The drug resistance pattern shown here warrants further investigation, so next we can take a look at another country (Mali) and see how this trend looks within the same analysis population of West Africa (WAF).

plot_dr_prevalence(pf6plus, drugs=['S-P','Chloroquine'], country = 'Mali', population = 'WAF')
BokehDeprecationWarning: plot_width and plot_height was deprecated in Bokeh 2.4.0 and will be removed, use width or height instead.

In this case, Mali has similar, although slightly lower S-P prevalence compared to West Africa overall (left plot). The Chloroquine resistance prevalence shows a more complex picture from prevalence fluctuations between sampling years in WAF, but we can see that overall prevalence between Mali and the rest of WAF are roughly comparable for the years in which samples were collected in Mali.

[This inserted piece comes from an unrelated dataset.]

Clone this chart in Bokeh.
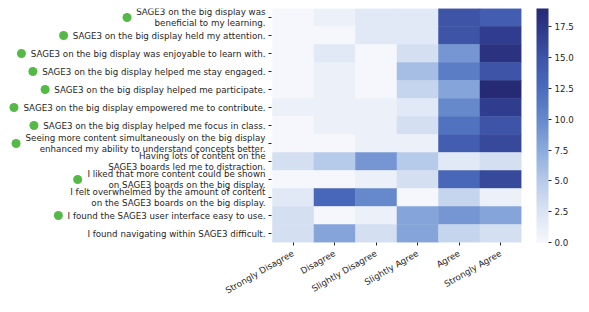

Plot the most common haplotypes per population/country

Drug resistance haplotypes allow us to visualise key drug resistance positions in the genome together, and look out for changes within these structures. By plotting the top haplotypes in a region, we can spot emerging trends.

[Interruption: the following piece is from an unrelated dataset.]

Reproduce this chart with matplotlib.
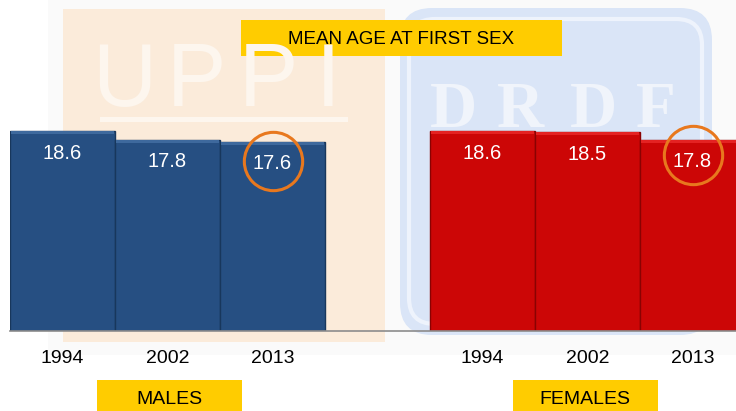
import matplotlib.pyplot as plt
from matplotlib.patches import Rectangle, FancyBboxPatch

# data
years = ['1994', '2002', '2013']
males = [18.6, 17.8, 17.6]
females = [18.6, 18.5, 17.8]
group_names = ['MALES', 'FEMALES']
title = 'MEAN AGE AT FIRST SEX'

plt.rcParams['font.family'] = ['Liberation Sans', 'DejaVu Sans']

W, H = 736, 411
fig = plt.figure(figsize=(W / 100, H / 100), dpi=100)
fig.patch.set_facecolor('white')

# background layer in pixel coordinates (faded logos, yellow boxes)
bg = fig.add_axes([0, 0, 1, 1], zorder=0)
bg.set_xlim(0, W)
bg.set_ylim(H, 0)
bg.axis('off')
bg.add_patch(Rectangle((48, 0), W - 48, 355, color='#fafafa', lw=0))
bg.add_patch(Rectangle((63, 9), 322, 333, color='#fbebda', lw=0))
for cx, ch in zip([124, 196, 268, 328], 'UPPI'):
    bg.text(cx, 106, ch, fontsize=64, color='#fdf6ee', ha='center', va='baseline')
bg.add_patch(Rectangle((100, 117), 248, 5, color='#fdf6ee', lw=0))
bg.add_patch(FancyBboxPatch((400, 8), 312, 327, boxstyle='round,pad=0,rounding_size=32',
                            fc='#dae5f7', ec='none'))
bg.add_patch(FancyBboxPatch((409, 19), 293, 305, boxstyle='round,pad=0,rounding_size=26',
                            fc='none', ec='#eef3fc', lw=3))
for cx, ch in zip([453, 521, 593, 656], 'DRDF'):
    bg.text(cx, 127, ch, fontsize=47, fontweight='bold', color='#f0f4fb',
            ha='center', va='baseline', family=['Liberation Serif', 'DejaVu Serif'])

yellow = '#ffcc00'
bg.add_patch(Rectangle((241, 20), 321, 36, color=yellow, lw=0))
bg.text(401, 39, title, fontsize=13.5, ha='center', va='center', color='black')
box_x = [97, 513]
for bx, name in zip(box_x, group_names):
    bg.add_patch(Rectangle((bx, 380), 145, 35, color=yellow, lw=0))
    bg.text(bx + 72, 399, name, fontsize=14, ha='center', va='center', color='black')

# main chart
ax = fig.add_axes([10 / W, 80 / H, 726 / W, 231 / H], zorder=1)
ax.patch.set_alpha(0)
xm = [0, 1, 2]
xf = [4, 5, 6]
ax.bar(xm, males, width=1, color='#264f82', edgecolor='#18375c', linewidth=1)
ax.bar(xf, females, width=1, color='#cc0606', edgecolor='#8a0202', linewidth=1)
# light top edge (bevel look)
ax.bar(xm, [0.3] * 3, bottom=[v - 0.3 for v in males], width=0.98, color='#3e699d', lw=0)
ax.bar(xf, [0.3] * 3, bottom=[v - 0.3 for v in females], width=0.98, color='#e42222', lw=0)

for xs, vals in [(xm, males), (xf, females)]:
    for x, v in zip(xs, vals):
        ax.annotate(f'{v:.1f}', (x, v), xytext=(0, -22), textcoords='offset pixels',
                    ha='center', va='center', color='white', fontsize=14.5)

# orange circles on the 2013 values
ax.plot([2], [males[2] - 19 / 10.75], 'o', ms=42, mfc='none', mec='#e8781e', mew=2.2)
ax.plot([6], [females[2] - 15 / 10.75], 'o', ms=42, mfc='none', mec='#e8781e', mew=2.2)

ax.set_xlim(-0.5, 6.414)
ax.set_ylim(0, 231 / 10.75)
ax.set_xticks(xm + xf)
ax.set_xticklabels(years + years, fontsize=14)
ax.tick_params(axis='x', length=0, pad=14)
ax.set_yticks([])
for s in ['top', 'right', 'left']:
    ax.spines[s].set_visible(False)
ax.spines['bottom'].set_color('#8c8c8c')
ax.spines['bottom'].set_linewidth(1.2)

fig.savefig('out.png', dpi=100)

help(plot_haplotype_frequency)
Help on function plot_haplotype_frequency in module data_analysis.plot_haplotype_frequency:

plot_haplotype_frequency(data, gene, num_top_haplotypes=5, threshold=25, countries=None, populations=None, years=None, bin=False)
    Plot the top n haplotypes on a specife gene per country (or) population per year
    
    Parameters:
      - gene: Any of the genes in the Pf6+ dataframe ['PfCRT', 'Kelch', 'PfDHFR', 'PfEXO', 'PGB', 'Plasmepsin2/3', 'PfDHPS', 'PfMDR1']
      - country: Any of the countries in the Pf6+ dataframe (if specified, population value is not used) ['Bangladesh', 'Benin', 'Burkina Faso', 'Cambodia', 'Cameroon',
       'Colombia', "Côte d'Ivoire", 'Democratic Republic of the Congo',
       'Ethiopia', 'Gambia', 'Ghana', 'Guinea', 'India', 'Indonesia',
       'Kenya', 'Laos', 'Madagascar', 'Malawi', 'Mali', 'Mauritania',
       'Mozambique', 'Myanmar', 'Nigeria', 'Papua New Guinea', 'Peru',
       'Senegal', 'Tanzania', 'Thailand', 'Uganda', 'Vietnam']
      - population: Any of the populations in the Pf6+ dataframe ['CAF', 'EAF', 'ESEA', 'OCE', 'SAM', 'SAS', 'WAF', 'WSEA']
      - year: Any/list of the years in the Pf6+ dataframe [2001, 2002, 2003, 2004, 2005, 2006, 2007, 2008, 2009, 2010, 2011, 2012, 2013, 2014, 2015, 2016, 2017, 2018, 2019]
      - bin: If True, all the years between the specified values will be used. If False, individual years are used.
      - threshold: To increase confidence on disperse data, only use country (or) population/year combinations with n_samples>threshold (default=25)
    
    Returns:
      A series of plots (one per gene) showing the frequency of the top n haplotypes the drug/country/year (or) drug/country/year combination provided. Haplotypes outside the top n, are showed as part of the `Other` category.

Let’s take a look at a common drug resistance locus that is involved in mefloquine resistance, PfMDR1. We can compare the haplotype frequencies for PfMDR1 in two analysis populations: WSEA and ESEA.

plot_haplotype_frequency(pf6plus, 'PfMDR1', num_top_haplotypes=2, populations = ['WSEA', 'ESEA'])
BokehDeprecationWarning: plot_width and plot_height was deprecated in Bokeh 2.4.0 and will be removed, use width or height instead.
<data_analysis.plotting.Subplots at 0x122240f10>

Interestingly, the predominant PfMDR1 haplotype in WSEA (left plot) is NYD in blue, which maintains a stable high frequency over the entire sampling period. ESEA, on the other hand (right plot), has two moderate frequency PfMDR1 haplotypes for several years, followed by the orange NFD haplotype eventually gaining dominance over the NYD haplotype over time. Despite these two regions being quite geographically close, the PfMDR1 haplotypes are experiencing what seems to be very different selective pressures at this locus.